“Then Simeon blessed them and said to his mother Mary, “This child is destined for the falling and the rising of many in Israel, and to be a sign that will be opposed so that the inner thoughts of many will be revealed—and a sword will pierce your own soul too.” Luke 2:34-35
The Seven Sorrows of the Virgin is the earliest known altarpiece by Albrecht Dürer. The central panel depicts the sorrowful Mother after the Crucifixion. Around her are seven panels with detailing the scenes from the life of the Christ that make up the Seven Sorrows of Mary (from top left): The Circumcision and Prophecy of Simeon; the Flight into Egypt; Loss of Child Jesus for Three Days, Jesus on his Way to Calvary; the Crucifixion, Body of Christ and Lamentations; the Burial of Christ
Dürer highlights Our Lady of Sorrows intense sufferings in his astonishing altarpiece. As foretold by Simeon, she was pierced by the sword of sorrow as she stood at the foot of the Cross.
Each month of the liturgical year is devoted to a particular Catholic tradition, usually centered on a Feast during that month. As August is the Month of the Immaculate Heart of Mary, September follows as the Month of Our Lady of Sorrows.
We see this theme of joy followed by affliction mirrored in the liturgical calendar in two September Feasts – the Exaltation of the Holy Cross on September 14 and the Feast of Our Lady of Sorrows on September 15. Happy the heart of the blessed Virgin Mary! She, without dying, earned the treasure of martyrdom beneath the Cross of our Lord for her anguish. Dürer has forever memorialized this event.

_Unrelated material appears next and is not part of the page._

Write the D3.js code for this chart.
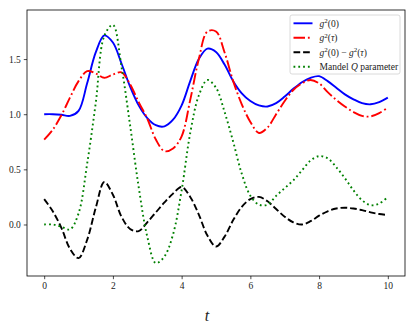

The name of Our Lady of Sorrows centers on the extraordinary and bittersweet suffering the Blessed Mother experienced during Christ's Passion. As seen in the artwork above, her agony is composed of “The Seven Dolors,” that pierced the Heart of Mary. Dürer’s portrayal of each event encompasses the central figure of Christ's sorrowful Mother.
During this month of September, we are drawn into the spiritual martyrdom that the Blessed Mother experienced during the physical martyrdom of Jesus. The evils of sin are manifest but conquered through intense suffering. The Blessed Mother's tears of anguish reflect God's washing away of sin. If you haven't ever prayed the Seven Sorrows chaplet, you might want to consider exploring this devotion.